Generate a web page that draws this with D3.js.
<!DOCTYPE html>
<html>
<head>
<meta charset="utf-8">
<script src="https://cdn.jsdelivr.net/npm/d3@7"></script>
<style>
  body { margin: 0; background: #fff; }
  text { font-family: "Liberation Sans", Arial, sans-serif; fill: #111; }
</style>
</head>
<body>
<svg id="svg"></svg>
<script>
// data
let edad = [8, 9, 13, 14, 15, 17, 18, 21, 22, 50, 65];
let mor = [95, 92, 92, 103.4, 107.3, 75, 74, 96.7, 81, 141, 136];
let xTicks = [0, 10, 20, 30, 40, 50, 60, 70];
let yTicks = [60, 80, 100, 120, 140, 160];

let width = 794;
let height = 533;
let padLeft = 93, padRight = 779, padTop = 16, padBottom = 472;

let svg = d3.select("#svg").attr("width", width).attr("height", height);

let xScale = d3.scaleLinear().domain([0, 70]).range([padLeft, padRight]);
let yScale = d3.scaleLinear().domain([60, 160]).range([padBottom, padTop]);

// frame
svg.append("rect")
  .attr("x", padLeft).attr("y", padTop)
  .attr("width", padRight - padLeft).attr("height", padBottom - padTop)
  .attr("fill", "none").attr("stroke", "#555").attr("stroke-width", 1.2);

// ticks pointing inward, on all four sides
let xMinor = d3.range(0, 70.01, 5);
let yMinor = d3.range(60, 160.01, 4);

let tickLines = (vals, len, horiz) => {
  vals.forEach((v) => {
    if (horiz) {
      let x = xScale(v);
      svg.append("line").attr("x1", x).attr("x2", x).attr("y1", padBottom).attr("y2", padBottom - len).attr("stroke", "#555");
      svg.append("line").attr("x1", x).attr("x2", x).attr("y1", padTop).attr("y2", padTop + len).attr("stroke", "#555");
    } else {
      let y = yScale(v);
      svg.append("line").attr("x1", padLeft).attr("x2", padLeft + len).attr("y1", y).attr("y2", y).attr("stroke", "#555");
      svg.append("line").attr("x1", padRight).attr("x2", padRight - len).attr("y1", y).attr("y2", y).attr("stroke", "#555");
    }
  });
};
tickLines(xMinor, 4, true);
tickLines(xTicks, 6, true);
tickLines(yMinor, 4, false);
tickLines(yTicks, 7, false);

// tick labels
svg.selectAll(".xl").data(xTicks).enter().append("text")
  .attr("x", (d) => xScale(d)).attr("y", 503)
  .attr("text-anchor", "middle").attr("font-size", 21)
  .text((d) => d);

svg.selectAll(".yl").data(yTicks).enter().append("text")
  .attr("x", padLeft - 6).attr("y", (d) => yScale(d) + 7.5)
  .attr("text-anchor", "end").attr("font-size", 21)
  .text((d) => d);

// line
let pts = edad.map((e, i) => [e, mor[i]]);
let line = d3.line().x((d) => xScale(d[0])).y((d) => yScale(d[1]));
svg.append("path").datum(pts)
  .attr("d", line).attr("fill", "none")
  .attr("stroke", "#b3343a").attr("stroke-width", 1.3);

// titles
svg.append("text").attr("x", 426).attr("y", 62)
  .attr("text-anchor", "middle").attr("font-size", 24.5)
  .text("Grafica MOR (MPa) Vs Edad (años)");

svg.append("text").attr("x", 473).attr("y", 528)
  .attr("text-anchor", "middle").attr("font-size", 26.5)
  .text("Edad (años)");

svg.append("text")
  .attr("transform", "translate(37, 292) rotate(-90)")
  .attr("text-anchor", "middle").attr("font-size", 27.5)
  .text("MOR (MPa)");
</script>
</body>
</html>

----

YOUR TASK: Return each line of the data exactly as written above.

RESULT OF THE TASK:
Generate a web page that draws this with D3.js.
<!DOCTYPE html>
<html>
<head>
<meta charset="utf-8">
<script src="https://cdn.jsdelivr.net/npm/d3@7"></script>
<style>
  body { margin: 0; background: #fff; }
  text { font-family: "Liberation Sans", Arial, sans-serif; fill: #111; }
</style>
</head>
<body>
<svg id="svg"></svg>
<script>
// data
let edad = [8, 9, 13, 14, 15, 17, 18, 21, 22, 50, 65];
let mor = [95, 92, 92, 103.4, 107.3, 75, 74, 96.7, 81, 141, 136];
let xTicks = [0, 10, 20, 30, 40, 50, 60, 70];
let yTicks = [60, 80, 100, 120, 140, 160];

let width = 794;
let height = 533;
let padLeft = 93, padRight = 779, padTop = 16, padBottom = 472;

let svg = d3.select("#svg").attr("width", width).attr("height", height);

let xScale = d3.scaleLinear().domain([0, 70]).range([padLeft, padRight]);
let yScale = d3.scaleLinear().domain([60, 160]).range([padBottom, padTop]);

// frame
svg.append("rect")
  .attr("x", padLeft).attr("y", padTop)
  .attr("width", padRight - padLeft).attr("height", padBottom - padTop)
  .attr("fill", "none").attr("stroke", "#555").attr("stroke-width", 1.2);

// ticks pointing inward, on all four sides
let xMinor = d3.range(0, 70.01, 5);
let yMinor = d3.range(60, 160.01, 4);

let tickLines = (vals, len, horiz) => {
  vals.forEach((v) => {
    if (horiz) {
      let x = xScale(v);
      svg.append("line").attr("x1", x).attr("x2", x).attr("y1", padBottom).attr("y2", padBottom - len).attr("stroke", "#555");
      svg.append("line").attr("x1", x).attr("x2", x).attr("y1", padTop).attr("y2", padTop + len).attr("stroke", "#555");
    } else {
      let y = yScale(v);
      svg.append("line").attr("x1", padLeft).attr("x2", padLeft + len).attr("y1", y).attr("y2", y).attr("stroke", "#555");
      svg.append("line").attr("x1", padRight).attr("x2", padRight - len).attr("y1", y).attr("y2", y).attr("stroke", "#555");
    }
  });
};
tickLines(xMinor, 4, true);
tickLines(xTicks, 6, true);
tickLines(yMinor, 4, false);
tickLines(yTicks, 7, false);

// tick labels
svg.selectAll(".xl").data(xTicks).enter().append("text")
  .attr("x", (d) => xScale(d)).attr("y", 503)
  .attr("text-anchor", "middle").attr("font-size", 21)
  .text((d) => d);

svg.selectAll(".yl").data(yTicks).enter().append("text")
  .attr("x", padLeft - 6).attr("y", (d) => yScale(d) + 7.5)
  .attr("text-anchor", "end").attr("font-size", 21)
  .text((d) => d);

// line
let pts = edad.map((e, i) => [e, mor[i]]);
let line = d3.line().x((d) => xScale(d[0])).y((d) => yScale(d[1]));
svg.append("path").datum(pts)
  .attr("d", line).attr("fill", "none")
  .attr("stroke", "#b3343a").attr("stroke-width", 1.3);

// titles
svg.append("text").attr("x", 426).attr("y", 62)
  .attr("text-anchor", "middle").attr("font-size", 24.5)
  .text("Grafica MOR (MPa) Vs Edad (años)");

svg.append("text").attr("x", 473).attr("y", 528)
  .attr("text-anchor", "middle").attr("font-size", 26.5)
  .text("Edad (años)");

svg.append("text")
  .attr("transform", "translate(37, 292) rotate(-90)")
  .attr("text-anchor", "middle").attr("font-size", 27.5)
  .text("MOR (MPa)");
</script>
</body>
</html>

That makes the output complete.